Niue public broadcaster

The Broadcasting Corporation of Niue (BCN), also known as the Niue Broadcasting Corporation, is a government-owned broadcasting corporation in Niue, which operates Television Niue and Radio Sunshine, the country's only television and radio channels. It is based in Alofi. Its general manager and chief editor is Trevor Tiakia.

Following the 2011 general election, a specific cabinet ministry for the corporation was set up. The minister responsible for the BCN was Joan Viliamu.

In 2020, a fire caused extensive damage to a significant portion of the TV and radio station's facilities. For a time afterwards, the organisation operated from the partially burnt headquarters. After five years of functioning in temporary premises and under substandard studio conditions, the Australian Federal Government, with assistance from the ABC International Development team, commissioned the reconstruction of the BCN studios.
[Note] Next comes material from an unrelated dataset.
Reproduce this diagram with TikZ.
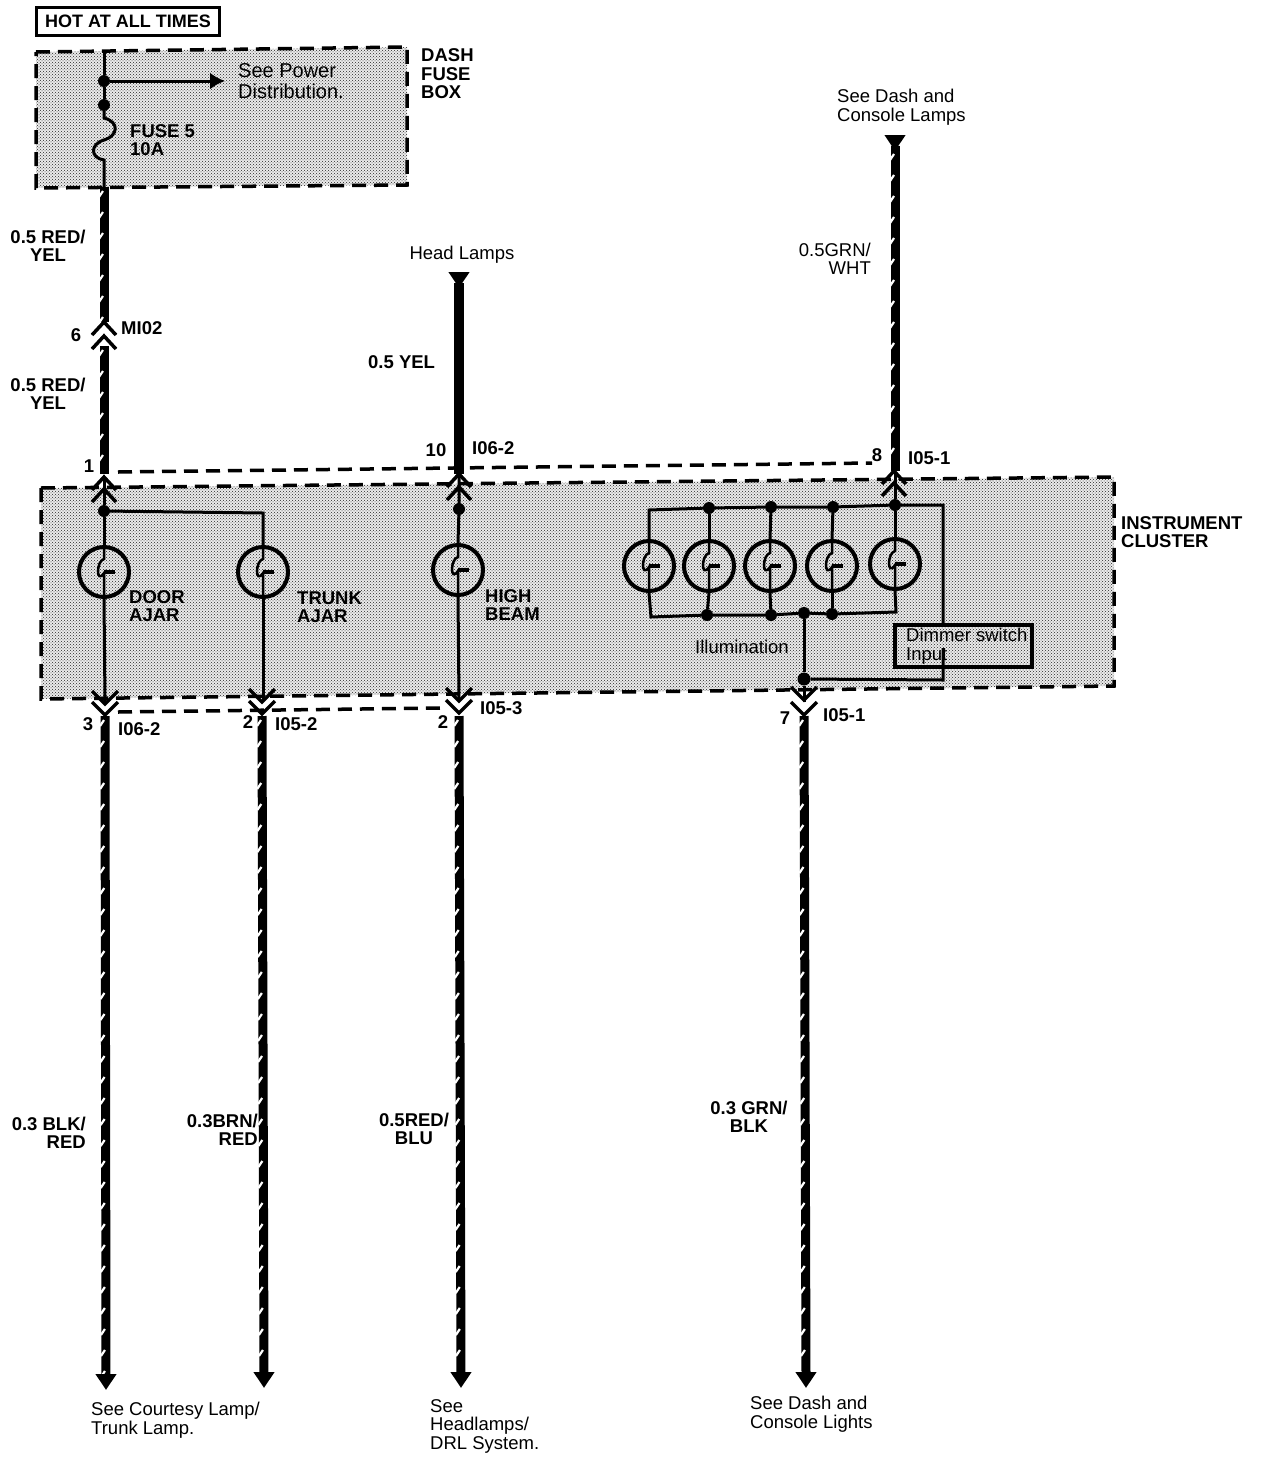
\documentclass[tikz,border=0pt]{standalone}
\usepackage{fontspec}
\setmainfont{Liberation Sans}
\usetikzlibrary{arrows.meta,patterns,decorations.markings}
\tikzset{
	lab/.style={font=\fontsize{18.5}{18.5}\selectfont, inner sep=0pt, align=left},
	blab/.style={lab, font=\fontsize{18.5}{18.5}\selectfont\bfseries},
	shade/.style={preaction={fill=black!8}, pattern=crosshatch dots, pattern color=black!85},
	border/.style={line width=3.5pt, dash pattern=on 14pt off 8pt},
	wire/.style={line width=3pt},
	twisted/.style={line width=9pt, postaction={decorate, decoration={markings,
		mark=between positions 8pt and 1 step 21pt with {\draw[white, line width=2.2pt] (-4pt,-1pt) -- (2pt,-5pt);}}}},
	solidwire/.style={line width=10pt},
	tipend/.style={line width=9pt, -{Triangle[width=20pt,length=16pt]}},
	tipstart/.style={line width=9pt, {Triangle[reversed,width=20pt,length=16pt]}-},
	joint/.style={circle, fill=black, inner sep=0pt, minimum size=12pt},
	lamp/.style={circle, draw, line width=4pt, inner sep=0pt, minimum size=50pt},
	chev/.style={line width=3.5pt}
}
\begin{document}
\begin{tikzpicture}[x=1pt,y=-1pt]
	\useasboundingbox (0,0) rectangle (1264,1462);
	% shaded boxes
	\draw[border, shade] (36,52) -- (407,47) -- (407,185) -- (36,188) -- cycle;
	\draw[border, shade] (41,488) -- (1114,477) -- (1114,686) -- (41,699) -- cycle;
	\draw[border] (118,472) -- (872,463);
	\draw[border] (118,712) -- (442,708);
	\node[draw, line width=3pt, inner sep=0pt, minimum width=183pt, minimum height=28pt, font=\fontsize{18}{18}\selectfont\bfseries] (hot) at (128,21) {HOT AT ALL TIMES};

	% fuse box
	\coordinate (feedtop) at (104,50);
	\node[joint] (feedj) at (104,81) {};
	\node[joint] (fusej) at (104,105) {};
	\coordinate (fuseend) at (104,160);
	\coordinate (boxout) at (104,187);
	\coordinate (powerend) at (225,81);
	\draw[wire] (feedtop) -- (feedj) -- (fusej);
	\draw[wire, -{Latex[length=15pt,width=17pt]}] (feedj) -- (powerend);
	\draw[wire] (fusej) -- (104,118) .. controls (120,122) and (118,136) .. (104,140) .. controls (90,144) and (90,158) .. (fuseend) -- (boxout);

	% lamps
	\node[lamp] (door) at (104,572) {};
	\node[lamp] (trunk) at (263,572) {};
	\node[lamp] (high) at (458,570) {};
	\node[lamp] (illa) at (649,566) {};
	\node[lamp] (illb) at (709,566) {};
	\node[lamp] (illc) at (770,566) {};
	\node[lamp] (illd) at (832,566) {};
	\node[lamp] (ille) at (895,564) {};
	\foreach \l in {door,trunk,high,illa,illb,illc,illd,ille} {
		\draw[line width=2.5pt] (\l.north) -- ++(0,14) .. controls +(-8,2) and +(-8,12) .. ++(0,14) -- (\l.south);
		\draw[line width=4pt] (\l.center) -- ++(11,0);
	}

	% connector pins, upper then lower
	\foreach \x/\y in {104/322,104/336,104/477,104/489,459/474,459/487,894/471,894/483}
		\draw[chev] (\x-12,\y+13) -- (\x,\y) -- (\x+12,\y+13);
	\foreach \x/\y in {105/704,105/715,262/702,262/714,459/701,459/713,804/700,804/715}
		\draw[chev] (\x-13,\y-13) -- (\x,\y) -- (\x+13,\y-13);

	% wires in the cluster
	\node[joint] (doorj) at (104,511) {};
	\node[joint] (highj) at (459,509) {};
	\coordinate (doorin) at (104,478);
	\coordinate (doorout) at (105,702);
	\coordinate (trunkcor) at (263,513);
	\coordinate (trunkout) at (263,701);
	\coordinate (highin) at (459,476);
	\coordinate (highout) at (459,700);
	\draw[wire] (doorin) -- (doorj) -- (door.north);
	\draw[wire] (door.south) -- (doorout);
	\draw[wire] (doorj) -- (trunkcor) -- (trunk.north);
	\draw[wire] (trunk.south) -- (trunkout);
	\draw[wire] (highin) -- (highj) -- (high.north);
	\draw[wire] (high.south) -- (highout);

	\node[joint] (topb) at (709,508) {};
	\node[joint] (topc) at (771,507) {};
	\node[joint] (topd) at (833,507) {};
	\node[joint] (tope) at (895,505) {};
	\node[joint] (lowb) at (707,615) {};
	\node[joint] (lowc) at (771,615) {};
	\node[joint] (lowm) at (804,613) {};
	\node[joint] (lowd) at (832,614) {};
	\node[joint, minimum size=13pt] (illj) at (804,679) {};
	\coordinate (illin) at (895,472);
	\coordinate (illout) at (804,702);
	\coordinate (topleft) at (649,510);
	\coordinate (topright) at (943,505);
	\coordinate (lowleft) at (651,617);
	\coordinate (lowright) at (896,612);
	\coordinate (dimtop) at (943,625);
	\coordinate (dimlow) at (943,648);
	\coordinate (dimcor) at (943,680);
	\draw[wire] (illa.north) -- (topleft) -- (topb) -- (topc) -- (topd) -- (tope) -- (topright) -- (dimtop);
	\draw[wire] (dimlow) -- (dimcor) -- (illj);
	\draw[wire] (illin) -- (tope) -- (ille.north);
	\draw[wire] (topb) -- (illb.north);
	\draw[wire] (topc) -- (illc.north);
	\draw[wire] (topd) -- (illd.north);
	\draw[wire] (illa.south) -- (lowleft) -- (lowb) -- (lowc) -- (lowm) -- (lowd) -- (lowright) -- (ille.south);
	\draw[wire] (illb.south) -- (lowb);
	\draw[wire] (illc.south) -- (lowc);
	\draw[wire] (illd.south) -- (lowd);
	\draw[wire] (lowm) -- (illj) -- (illout);
	\node[draw, line width=3.5pt, minimum width=137pt, minimum height=42pt, inner sep=0pt] (dimbox) at (963.5,646) {};
	\node[lab, anchor=west] (dimtext) at (906,646) {Dimmer switch\\Input};

	% harness
	\coordinate (redtop) at (104,187);
	\coordinate (redmid) at (104,322);
	\coordinate (redlow) at (104,346);
	\coordinate (redin) at (104,474);
	\draw[twisted] (redtop) -- (redmid);
	\draw[twisted] (redlow) -- (redin);
	\coordinate (headtop) at (459,283);
	\coordinate (headtip) at (459,272);
	\coordinate (headlow) at (459,474);
	\draw[tipstart] (headtip) -- (headtop);
	\draw[solidwire] (headtop) -- (headlow);
	\coordinate (grntop) at (895,150);
	\coordinate (grntip) at (895,135);
	\coordinate (grnlow) at (895,471);
	\draw[tipstart] (grntip) -- (grntop);
	\draw[twisted] (grntop) -- (grnlow);
	\foreach \n/\a/\b/\c in {blk/105/106/1390,brn/262/264/1388,blu/459/461/1388,gbk/804/806/1388} {
		\coordinate (\n top) at (\a,716);
		\coordinate (\n low) at (\b,\c-14);
		\coordinate (\n end) at (\b,\c);
		\draw[twisted] (\n top) -- (\n low);
		\draw[tipend] (\n low) -- (\n end);
	}

	% labels
	\node[blab, anchor=west] (dashlab) at (421,74) {DASH\\FUSE\\BOX};
	\node[lab, anchor=west, font=\fontsize{20}{20.5}\selectfont] (powerlab) at (238,81) {See Power\\Distribution.};
	\node[blab, anchor=west] (fuselab) at (130,140) {FUSE 5\\10A};
	\node[lab, anchor=west] (lampslab) at (837,107) {See Dash and\\Console Lamps};
	\node[lab, align=right, anchor=east] (grnlab) at (871,259) {0.5GRN/\\WHT};
	\node[lab] (headlab) at (462,255) {Head Lamps};
	\node[blab, anchor=west] (yellab) at (368,362) {0.5 YEL};
	\node[blab, align=center] (redlaba) at (48,246) {0.5 RED/\\YEL};
	\node[blab, align=center] (redlabb) at (48,394) {0.5 RED/\\YEL};
	\node[blab] (pinsix) at (76,335) {6};
	\node[blab, anchor=west] (mlab) at (121,328) {MI02};
	\node[blab] (pinone) at (89,466) {1};
	\node[blab] (pinten) at (436,450) {10};
	\node[blab, anchor=west] (ilaba) at (472,448) {I06-2};
	\node[blab] (pineight) at (877,455) {8};
	\node[blab, anchor=west] (ilabb) at (908,458) {I05-1};
	\node[blab, anchor=west] (clusterlab) at (1121,532) {INSTRUMENT\\CLUSTER};
	\node[blab, anchor=west] (doorlab) at (129,606) {DOOR\\AJAR};
	\node[blab, anchor=west] (trunklab) at (297,607) {TRUNK\\AJAR};
	\node[blab, anchor=west] (highlab) at (485,605) {HIGH\\BEAM};
	\node[lab, anchor=west] (illlab) at (695,647) {Illumination};
	\node[blab] (pinthree) at (88,724) {3};
	\node[blab, anchor=west] (ilabc) at (118,729) {I06-2};
	\node[blab] (pintwoa) at (248,722) {2};
	\node[blab, anchor=west] (ilabd) at (275,724) {I05-2};
	\node[blab] (pintwob) at (443,722) {2};
	\node[blab, anchor=west] (ilabe) at (480,708) {I05-3};
	\node[blab] (pinseven) at (785,718) {7};
	\node[blab, anchor=west] (ilabf) at (823,715) {I05-1};
	\node[blab, align=right, anchor=east] (blklab) at (86,1133) {0.3 BLK/\\RED};
	\node[blab, align=right, anchor=east] (brnlab) at (258,1130) {0.3BRN/\\RED};
	\node[blab, align=center] (blulab) at (414,1129) {0.5RED/\\BLU};
	\node[blab, align=center] (gbklab) at (749,1117) {0.3 GRN/\\BLK};
	\node[lab, anchor=west] (courtlab) at (91,1420) {See Courtesy Lamp/\\Trunk Lamp.};
	\node[lab, anchor=west] (drllab) at (430,1426) {See\\Headlamps/\\DRL System.};
	\node[lab, anchor=west] (lightlab) at (750,1414) {See Dash and\\Console Lights};
\end{tikzpicture}
\end{document}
In September 2025, a team from New Zealand and Australia, led by Manaia Go, visited BCN in Niue to upgrade the facility. They installed new television and radio broadcast systems, incorporating the latest technology to enable BCN to transmit content through traditional methods as well as various online platforms.

The $2 million project funded by the government of Australia to rebuild the BCN studios destroyed in a fire in 2020 was officially opened on 22 September 2025 by Prime Minister Dalton Tagelagi. The host for the opening ceremony was Australia's High Commissioner to Niue Olivia Phongkam.

== Broadcasting schedule ==
Television Niue is broadcast in Niuean and in English.

Radio Sunshine broadcasts in English and Niuean, over 594 kHz AM and 88.6 MHz FM, from 06:00 to 21:30.